Pentagon is no better than WalMart

Pentagon Workers Strike Over Poverty Wages Paid by Federal Contractors


Food service and janitorial staff at the Pentagon are going on strike Wednesday morning, opening a new front in the ongoing fight to get President Obama to end the federal government’s practice of paying poverty wages to contract employees at federal facilities.

The Pentagon employees’ walkout follows similar strikes by service workers at federally owned, privately operated facilities in Washington, DC, such as the Ronald Reagan Building, Union Station and the Smithsonian museum food courts. It also comes after wage theft charges against employers at the Reagan Building and the train station. The expansion of the campaign to the Pentagon comes almost exactly eight months after the first strikes led to retaliatory firings by employers, indicating that efforts to intimidate workers did not succeed.

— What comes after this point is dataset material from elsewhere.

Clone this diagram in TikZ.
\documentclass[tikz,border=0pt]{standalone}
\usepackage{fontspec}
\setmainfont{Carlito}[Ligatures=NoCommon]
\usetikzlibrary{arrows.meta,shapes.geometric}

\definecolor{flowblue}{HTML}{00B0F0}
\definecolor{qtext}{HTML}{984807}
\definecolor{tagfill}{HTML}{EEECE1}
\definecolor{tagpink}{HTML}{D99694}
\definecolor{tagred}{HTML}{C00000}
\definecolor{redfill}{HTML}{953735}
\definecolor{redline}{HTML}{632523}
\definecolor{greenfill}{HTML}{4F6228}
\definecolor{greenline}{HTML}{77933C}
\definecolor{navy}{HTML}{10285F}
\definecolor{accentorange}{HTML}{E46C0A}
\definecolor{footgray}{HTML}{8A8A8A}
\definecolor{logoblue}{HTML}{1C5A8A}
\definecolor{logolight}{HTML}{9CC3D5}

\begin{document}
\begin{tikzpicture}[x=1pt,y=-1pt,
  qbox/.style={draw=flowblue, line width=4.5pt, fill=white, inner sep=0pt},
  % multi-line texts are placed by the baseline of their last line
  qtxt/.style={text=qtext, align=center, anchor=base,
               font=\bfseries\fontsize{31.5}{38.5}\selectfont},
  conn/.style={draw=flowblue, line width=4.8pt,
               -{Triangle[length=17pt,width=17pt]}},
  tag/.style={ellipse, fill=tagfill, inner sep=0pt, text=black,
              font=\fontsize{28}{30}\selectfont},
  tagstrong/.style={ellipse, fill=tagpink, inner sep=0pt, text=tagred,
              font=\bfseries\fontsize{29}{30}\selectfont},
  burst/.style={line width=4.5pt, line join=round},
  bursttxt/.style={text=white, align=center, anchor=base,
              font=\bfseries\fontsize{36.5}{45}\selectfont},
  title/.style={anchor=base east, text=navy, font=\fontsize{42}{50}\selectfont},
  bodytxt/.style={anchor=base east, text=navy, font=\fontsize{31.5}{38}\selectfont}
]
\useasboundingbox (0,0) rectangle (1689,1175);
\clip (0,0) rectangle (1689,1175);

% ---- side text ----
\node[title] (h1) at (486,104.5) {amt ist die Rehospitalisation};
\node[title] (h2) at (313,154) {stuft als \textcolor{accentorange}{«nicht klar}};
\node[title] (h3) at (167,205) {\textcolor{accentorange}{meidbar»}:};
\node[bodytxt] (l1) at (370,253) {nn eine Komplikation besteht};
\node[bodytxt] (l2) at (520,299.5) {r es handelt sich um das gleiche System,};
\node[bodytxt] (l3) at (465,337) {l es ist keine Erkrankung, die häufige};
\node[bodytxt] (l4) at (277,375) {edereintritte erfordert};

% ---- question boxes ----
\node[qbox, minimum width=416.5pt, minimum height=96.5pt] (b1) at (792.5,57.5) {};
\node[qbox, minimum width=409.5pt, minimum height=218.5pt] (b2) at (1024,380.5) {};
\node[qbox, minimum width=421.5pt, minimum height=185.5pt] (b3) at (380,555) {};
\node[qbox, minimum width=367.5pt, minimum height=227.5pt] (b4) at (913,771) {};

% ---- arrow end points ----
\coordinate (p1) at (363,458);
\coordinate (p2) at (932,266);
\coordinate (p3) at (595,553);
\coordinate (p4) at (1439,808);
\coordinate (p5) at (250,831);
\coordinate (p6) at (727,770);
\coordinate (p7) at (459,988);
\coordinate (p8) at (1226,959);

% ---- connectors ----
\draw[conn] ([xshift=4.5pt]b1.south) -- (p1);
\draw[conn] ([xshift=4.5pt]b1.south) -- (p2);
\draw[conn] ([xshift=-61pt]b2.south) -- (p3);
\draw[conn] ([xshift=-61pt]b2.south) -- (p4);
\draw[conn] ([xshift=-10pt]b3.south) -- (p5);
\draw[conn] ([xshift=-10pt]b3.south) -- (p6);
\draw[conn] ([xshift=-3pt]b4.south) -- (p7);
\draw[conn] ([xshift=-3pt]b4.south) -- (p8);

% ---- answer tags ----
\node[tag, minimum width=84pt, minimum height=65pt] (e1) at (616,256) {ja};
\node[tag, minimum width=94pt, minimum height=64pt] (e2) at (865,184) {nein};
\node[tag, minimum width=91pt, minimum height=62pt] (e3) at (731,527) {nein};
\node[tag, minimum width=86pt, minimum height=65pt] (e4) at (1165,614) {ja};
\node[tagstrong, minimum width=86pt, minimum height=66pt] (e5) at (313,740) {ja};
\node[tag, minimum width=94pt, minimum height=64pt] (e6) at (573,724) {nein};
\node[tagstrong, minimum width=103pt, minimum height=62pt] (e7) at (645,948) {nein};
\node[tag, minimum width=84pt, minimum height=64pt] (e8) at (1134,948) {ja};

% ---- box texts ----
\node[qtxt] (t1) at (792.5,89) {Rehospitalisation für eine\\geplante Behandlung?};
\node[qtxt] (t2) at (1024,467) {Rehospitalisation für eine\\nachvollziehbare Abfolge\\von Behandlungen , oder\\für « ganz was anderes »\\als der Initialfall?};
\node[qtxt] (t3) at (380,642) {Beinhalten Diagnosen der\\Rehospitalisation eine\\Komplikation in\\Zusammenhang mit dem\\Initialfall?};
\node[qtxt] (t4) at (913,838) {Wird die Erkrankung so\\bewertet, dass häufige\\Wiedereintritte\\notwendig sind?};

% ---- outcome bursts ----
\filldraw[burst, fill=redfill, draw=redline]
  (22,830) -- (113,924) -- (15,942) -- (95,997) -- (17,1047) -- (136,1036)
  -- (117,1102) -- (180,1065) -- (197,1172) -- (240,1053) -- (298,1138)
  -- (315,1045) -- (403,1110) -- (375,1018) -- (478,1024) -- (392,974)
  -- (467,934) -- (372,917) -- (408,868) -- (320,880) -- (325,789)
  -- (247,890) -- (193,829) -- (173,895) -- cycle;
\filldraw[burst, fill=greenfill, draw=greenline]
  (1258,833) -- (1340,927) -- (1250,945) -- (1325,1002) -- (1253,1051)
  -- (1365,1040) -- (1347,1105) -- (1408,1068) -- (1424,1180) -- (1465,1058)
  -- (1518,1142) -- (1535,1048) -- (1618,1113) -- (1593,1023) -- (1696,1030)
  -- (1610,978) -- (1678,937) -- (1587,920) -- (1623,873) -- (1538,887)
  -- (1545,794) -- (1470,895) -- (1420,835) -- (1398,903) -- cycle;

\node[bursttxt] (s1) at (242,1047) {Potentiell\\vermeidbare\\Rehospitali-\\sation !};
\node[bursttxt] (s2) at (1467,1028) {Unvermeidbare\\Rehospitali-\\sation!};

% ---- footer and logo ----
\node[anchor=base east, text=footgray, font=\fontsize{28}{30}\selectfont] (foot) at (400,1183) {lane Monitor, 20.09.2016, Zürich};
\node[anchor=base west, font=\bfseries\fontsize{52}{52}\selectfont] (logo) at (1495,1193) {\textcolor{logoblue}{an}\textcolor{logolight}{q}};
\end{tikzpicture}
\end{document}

The workers in question are on the payroll of companies like Dunkin Donuts and Taco Bell, but in a sense their real employer is the federal government. The government hires fast food, retail, security and janitorial companies to service contracts for federal properties. Those contracts give the government a chance to set wage and hour terms for the on-the-ground workers who will actually cook the food and haul the trash. Federal contracts of this sort actually prop up more low-wage jobs than notoriously low-paying companies McDonald’s and Wal-Mart combined. At present, three in four of these workers make less than $10 per hour, and four in 10 rely upon public assistance despite working a full-time job. The same contracts funnel a total of $24 billion per year to the CEOs of the companies that pay their workers so poorly to staff public facilities.

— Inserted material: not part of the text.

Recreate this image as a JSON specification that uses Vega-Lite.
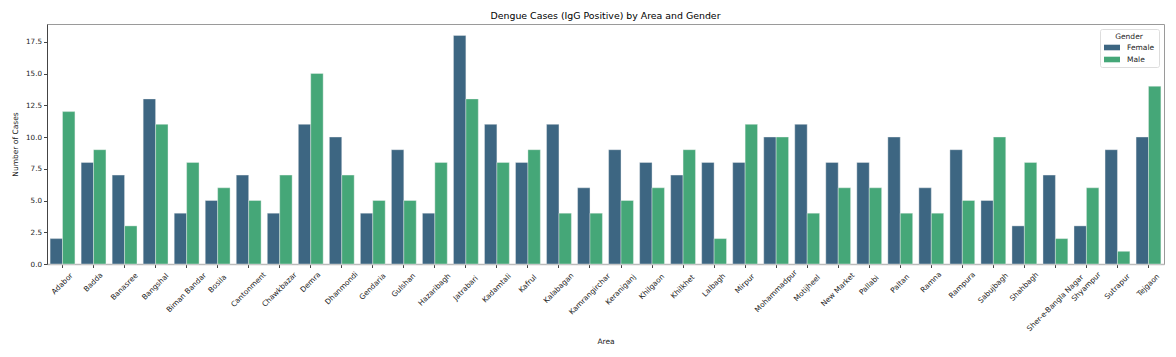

Unlike millions of other low-wage employees, the ones fulfilling federal service contracts can get a raise without an act of Congress. The workers, backed by a group of about 17 House progressives, want President Obama to exercise his executive authority to improve their pay and get taxpayers out of the business of paying poverty wages. The administration has kept quiet on the topic for months as the congressional progressives who favor the move have gotten louder and begun criticizing the president’s inaction, and both workers and lawmakers hope Obama’s upcoming State of the Union address will include an announcement about raising federal contract worker wages with the stroke of a pen.

The eight-month federal worker campaign has played out in the shadow of much larger coast-to-coast strikes by fast food and Wal-Mart workers, who likely hope their activism has emboldened a president who once famously pledged to walk picket lines alongside workers.